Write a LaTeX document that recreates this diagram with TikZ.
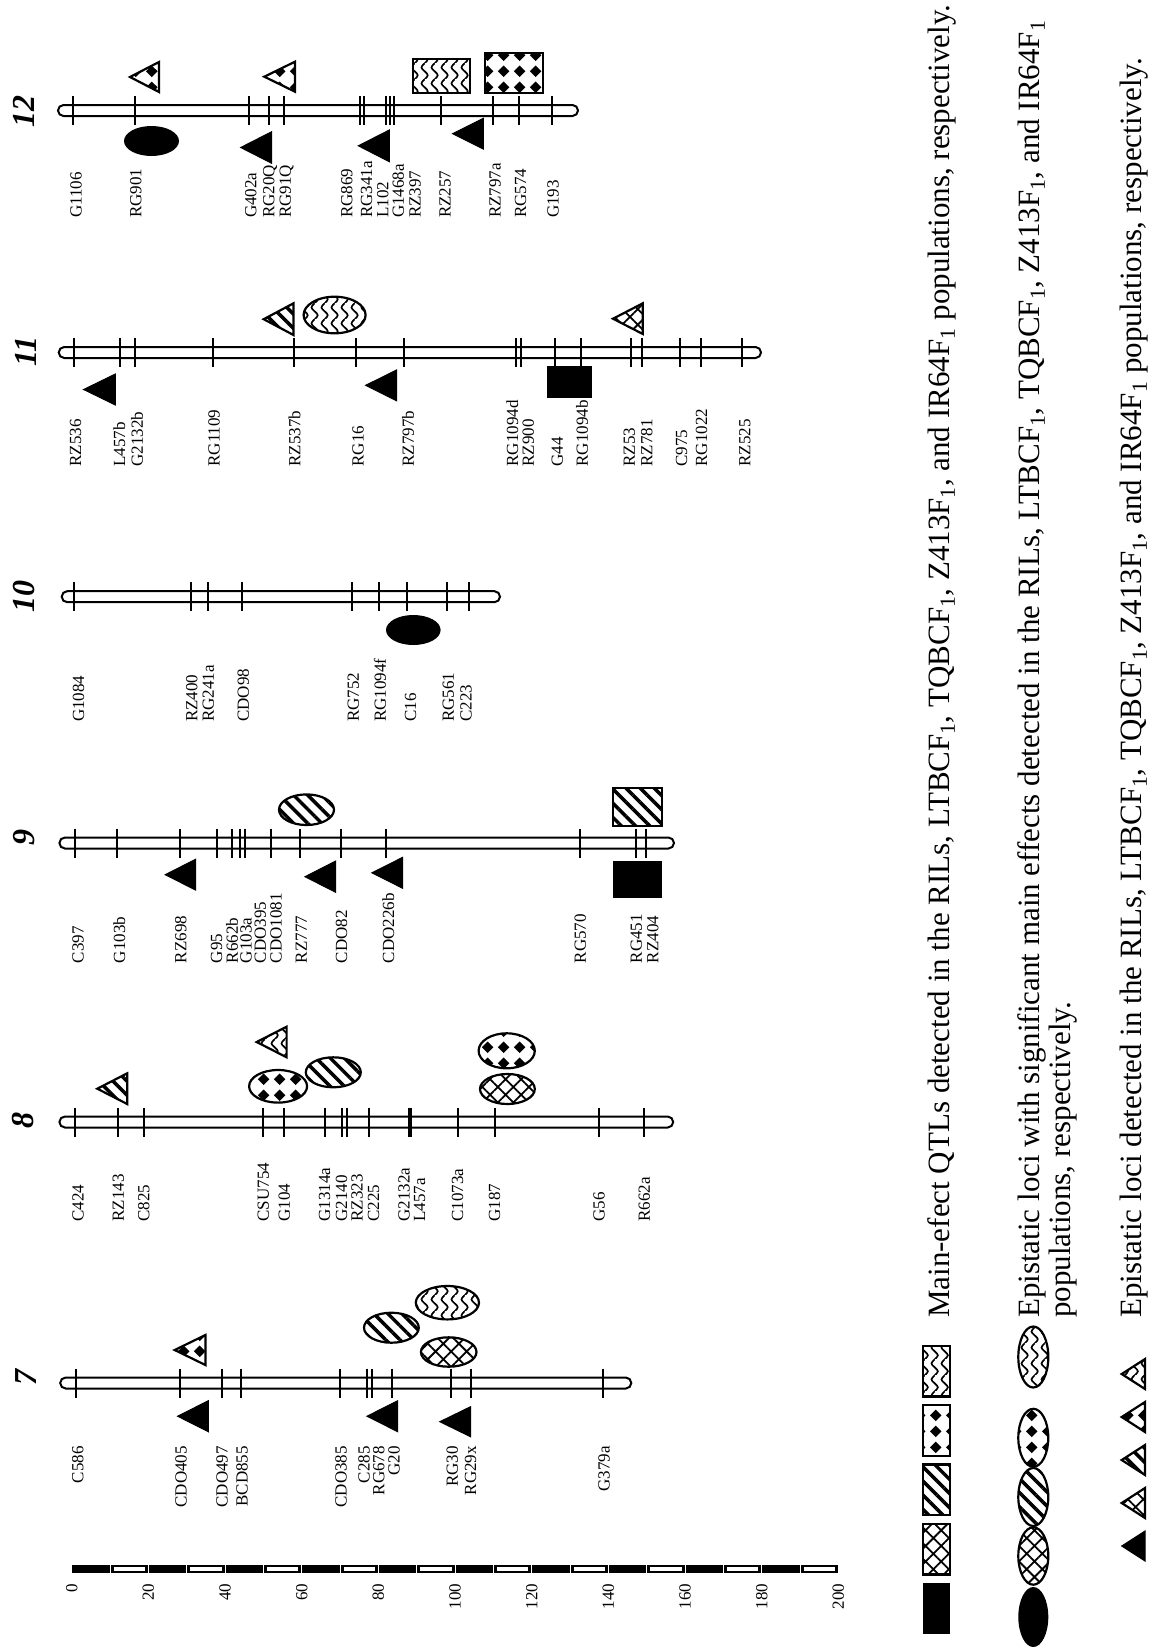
\documentclass[tikz,border=0pt]{standalone}
\usepackage{fontspec}
\setmainfont{Liberation Serif}
\usetikzlibrary{patterns,patterns.meta}

% diamond and wave fills (Z413F1, IR64F1)
\tikzdeclarepattern{
  name=diamonds,
  type=uncolored,
  bottom left={(0pt,0pt)},
  top right={(16pt,16pt)},
  tile size={(16pt,16pt)},
  code={\fill (8pt,2pt) -- (14pt,8pt) -- (8pt,14pt) -- (2pt,8pt) -- cycle;}
}
\tikzdeclarepattern{
  name=waves,
  type=uncolored,
  bottom left={(0pt,0pt)},
  top right={(10pt,16pt)},
  tile size={(10pt,16pt)},
  code={\draw[line width=1.8pt] (5pt,-0.5pt) .. controls (9.5pt,4pt) .. (5pt,8pt) .. controls (0.5pt,12pt) .. (5pt,16.5pt);}
}

\begin{document}
\begin{tikzpicture}[
    x=1pt,y=-1pt,
    chrom/.style={line width=2pt,rounded corners=5.5pt},
    tk/.style={line width=2pt},
    mk/.style={rotate=90,anchor=west,inner sep=0pt,font=\fontsize{17}{16.5}\selectfont},
    mkr/.style={mk,anchor=east},
    num/.style={rotate=90,inner sep=0pt,font=\fontsize{32}{32}\selectfont\bfseries\itshape},
    blk/.style={line width=1pt,fill=black},
    sym/.style={line width=2.2pt},
    pxhatch/.style={sym,pattern={Hatch[angle=45,distance=11pt,line width=1.8pt]}},
    pstripe/.style={sym,pattern={Lines[angle=-45,distance=10pt,line width=3.5pt]}},
    pdiam/.style={sym,pattern=diamonds},
    pwave/.style={sym,pattern=waves},
    legtxt/.style={rotate=90,anchor=base west,inner sep=0pt,font=\fontsize{31}{28}\selectfont},
]
\useasboundingbox (0,0) rectangle (1149,1647);

% ===== Chromosome 12 =====
\node[num] (n12) at (24,111) {12};
\draw[chrom] (58,105) rectangle (578,116);
\foreach \x in {73.3,135,249.3,269,284.3,360,364,385.7,390,394.3,440.7,493.3,518.5,552.2}
    \draw[tk] (\x,96) -- (\x,125);
\foreach \x/\t [count=\i] in {76/G1106,135.7/RG901,250.7/G402a,270/RG20Q,286.7/RG91Q,346.7/RG869,366.7/RG341a,382.7/L102,398.3/G1468a,415/RZ397,445/RZ257,495/RZ797a,520.5/RG574,553/G193}
    \node[mk] (c12m\i) at (\x,218) {\t};
\fill (151.5,141) ellipse [x radius=27.5,y radius=15];
\draw[pdiam] (130,77) -- (159,62) -- (159,92) -- cycle;
\draw[pdiam] (264.3,76.7) -- (295,61.7) -- (295,91.7) -- cycle;
\draw[blk] (240.7,147.5) -- (271.7,131.7) -- (271.7,163.3) -- cycle;
\draw[blk] (358.3,145.8) -- (389.3,130) -- (389.3,161.7) -- cycle;
\draw[blk] (452.7,133.7) -- (483.3,118.3) -- (483.3,149) -- cycle;
\draw[pwave] (413.3,59.3) rectangle (470,92.7);
\draw[pdiam] (485.3,52.7) rectangle (542.7,92.7);

% ===== Chromosome 11 =====
\node[num] (n11) at (26,351.7) {11};
\draw[chrom] (58.7,347) rectangle (761,358);
\foreach \x in {73.6,120.4,135.3,213,293.5,356.2,404,516,521,554.7,581,630.8,641.8,680,700.5,742.3}
    \draw[tk] (\x,338) -- (\x,367);
\foreach \x/\t [count=\i] in {75.6/RZ536,119.4/L457b,137/G2132b,214/RG1109,294.5/RZ537b,358.2/RG16,408/RZ797b,512.4/RG1094d,528.4/RZ900,557.2/G44,582/RG1094b,629.4/RZ53,646.8/RZ781,681.6/C975,701.5/RG1022,744.8/RZ525}
    \node[mk] (c11m\i) at (\x,466.7) {\t};
\draw[blk] (83.6,389.5) -- (115.4,374) -- (115.4,405) -- cycle;
\draw[blk] (365.7,385.3) -- (396.5,370) -- (396.5,400.7) -- cycle;
\fill (547.3,366) rectangle (592,398.3);
\draw[pstripe] (263.7,319.2) -- (293.5,303.3) -- (293.5,335) -- cycle;
\draw[pwave] (334.6,315) ellipse [x radius=31,y radius=18.3];
\draw[pxhatch] (613,318.7) -- (642.8,303.3) -- (642.8,334) -- cycle;

% ===== Chromosome 10 =====
\node[num] (n10) at (24,596.7) {10};
\draw[chrom] (61.7,591.2) rectangle (500,602.2);
\foreach \x in {74,190.7,207.7,242,351.7,379,407.3,446.7,469}
    \draw[tk] (\x,582.2) -- (\x,611.2);
\foreach \x/\t [count=\i] in {78.5/G1084,191.7/RZ400,208.3/RG241a,243.3/CDO98,353.3/RG752,380/RG1094f,410.7/C16,448.3/RG561,466/C223}
    \node[mk] (c10m\i) at (\x,722) {\t};
\fill (413.3,630) ellipse [x radius=27.3,y radius=15];

% ===== Chromosome 9 =====
\node[num] (n9) at (24.5,837) {9};
\draw[chrom] (59.4,837.5) rectangle (674,848.5);
\foreach \x in {74.6,117.4,180,217.4,232,240.2,244.6,271,300,340.6,386.2,579.5,636.2,646.4}
    \draw[tk] (\x,828.5) -- (\x,857.5);
\foreach \x/\t [count=\i] in {78.1/C397,119.2/G103b,180.8/RZ698,216.5/G95,232.1/R662b,246/G103a,260.3/CDO395,276/CDO1081,301.3/RZ777,341.5/CDO82,388.4/CDO226b,580.4/RG570,636.2/RG451,652.7/RZ404}
    \node[mk] (c9m\i) at (\x,963.3) {\t};
\draw[blk] (165.2,874.7) -- (195.5,859.3) -- (195.5,890) -- cycle;
\draw[blk] (305,876.7) -- (335.7,861) -- (335.7,892.3) -- cycle;
\draw[blk] (371.9,872.8) -- (402.7,857.3) -- (402.7,888.3) -- cycle;
\fill (612.5,860.7) rectangle (661.6,898.3);
\draw[pstripe] (613,788.3) rectangle (662,826);
\draw[pstripe] (306.5,809.7) ellipse [x radius=27.5,y radius=15.3];

% ===== Chromosome 8 =====
\node[num] (n8) at (23,1120) {8};
\draw[chrom] (59.4,1116.5) rectangle (673.2,1127.5);
\foreach \x in {75,118.3,143.8,263.4,284.4,324.6,341.5,347.3,368.8,408.5,410.7,457.6,494.6,599.1,644.2}
    \draw[tk] (\x,1107.5) -- (\x,1136.5);
\foreach \x/\t [count=\i] in {78.1/C424,118.3/RZ143,143.8/C825,263.4/CSU754,284.4/G104,324.6/G1314a,341.5/G2140,357.1/RZ323,373.7/C225,404/G2132a,419.6/L457a,457.6/C1073a,494.6/G187,599.1/G56,644.2/R662a}
    \node[mk] (c8m\i) at (\x,1221.7) {\t};
\draw[pstripe] (97.3,1088.7) -- (127.2,1073.3) -- (127.2,1104) -- cycle;
\draw[pdiam] (278.1,1086.3) ellipse [x radius=29,y radius=16.3];
\draw[pwave] (256.7,1042) -- (286.6,1026.7) -- (286.6,1057.3) -- cycle;
\draw[pstripe] (333.3,1072.3) ellipse [x radius=27.5,y radius=15];
\draw[pdiam] (506.7,1050.8) ellipse [x radius=28.1,y radius=17.5];
\draw[pxhatch] (507.4,1089) ellipse [x radius=27.4,y radius=15];

% ===== Chromosome 7 =====
\node[num] (n7) at (26,1377) {7};
\draw[chrom] (60.2,1377.5) rectangle (631.3,1388.5);
\foreach \x in {75.8,180.1,221.8,241.2,340.1,367,372.1,392.3,451.2,471.4,603.1}
    \draw[tk] (\x,1368.5) -- (\x,1397.5);
\foreach \x/\t [count=\i] in {77.9/C586,181/CDO405,222.2/CDO497,242/BCD855,341/CDO385,364/C285,378.8/RG678,394/G20,452.4/RG30,470.5/RG29x,604/G379a}
    \node[mkr] (c7m\i) at (\x,1446) {\t};
\draw[pdiam] (174.7,1350) -- (205.4,1335) -- (205.4,1365) -- cycle;
\draw[blk] (177.6,1416.2) -- (208.3,1400.7) -- (208.3,1431.7) -- cycle;
\draw[blk] (367,1416.2) -- (397.7,1400.7) -- (397.7,1431.7) -- cycle;
\draw[blk] (439.8,1421.7) -- (470.5,1406.7) -- (470.5,1436.7) -- cycle;
\draw[pstripe] (391.4,1327.7) ellipse [x radius=27.4,y radius=15];
\draw[pwave] (447.4,1302.7) ellipse [x radius=31.6,y radius=16.7];
\draw[pxhatch] (448.7,1352) ellipse [x radius=27.8,y radius=14.7];

% ===== Scale (cM) =====
\fill (71.7,1565) rectangle (838.3,1573.3);
\foreach \k in {1,...,19}
    \draw[white,line width=0.8pt] ({71.7+\k*38.333},1565) -- ++(0,8.3);
\foreach \k in {1,3,...,19}
    \fill[white] ({71.7+\k*38.333+3.5},1567.3) rectangle ({71.7+(\k+1)*38.333-3.5},1570.7);
\foreach \v [count=\i from 0] in {0,20,...,200}
    \node[mkr] (s\v) at ({71.7+\i*76.667},1583.3) {\v};

% ===== Legend =====
\fill (923.3,1583) rectangle (950,1633.7);
\draw[pxhatch] (923.3,1523.8) rectangle (950,1574.4);
\draw[pstripe] (923.3,1464.5) rectangle (950,1515);
\draw[pdiam] (923.3,1405.2) rectangle (950,1455.8);
\draw[pwave] (923.3,1345.9) rectangle (950,1396.5);
\node[legtxt] (leg1) at (949,1318) {Main-efect QTLs detected in the RILs, LTBCF\textsubscript{1}, TQBCF\textsubscript{1}, Z413F\textsubscript{1}, and IR64F\textsubscript{1} populations, respectively.};

\fill (1033.3,1617) ellipse [x radius=15,y radius=30];
\draw[pxhatch] (1033.3,1556) ellipse [x radius=15,y radius=28.7];
\draw[pstripe] (1033.3,1497) ellipse [x radius=15,y radius=29];
\draw[pdiam] (1033.3,1437.8) ellipse [x radius=15,y radius=29];
\draw[pwave] (1033.3,1357) ellipse [x radius=15,y radius=30.5];
\node[legtxt] (leg2a) at (1039,1318) {Epistatic loci with significant main effects detected in the RILs, LTBCF\textsubscript{1}, TQBCF\textsubscript{1}, Z413F\textsubscript{1}, and IR64F\textsubscript{1}};
\node[legtxt] (leg2b) at (1070,1318) {populations, respectively.};

\draw[blk] (1121.7,1546) -- (1145,1531) -- (1145,1561) -- cycle;
\draw[pxhatch] (1121.7,1503) -- (1145,1488) -- (1145,1518) -- cycle;
\draw[pstripe] (1121.7,1460) -- (1145,1445) -- (1145,1475) -- cycle;
\draw[pdiam] (1121.7,1417) -- (1145,1402) -- (1145,1432) -- cycle;
\draw[pwave] (1121.7,1374) -- (1145,1359) -- (1145,1389) -- cycle;
\node[legtxt] (leg3) at (1141,1318) {Epistatic loci detected in the RILs, LTBCF\textsubscript{1}, TQBCF\textsubscript{1}, Z413F\textsubscript{1}, and IR64F\textsubscript{1} populations, respectively.};

\end{tikzpicture}
\end{document}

════

§ Task instructions
Across the data, tally the lines containing "with" and give back the number alone.

§ Exercise output
2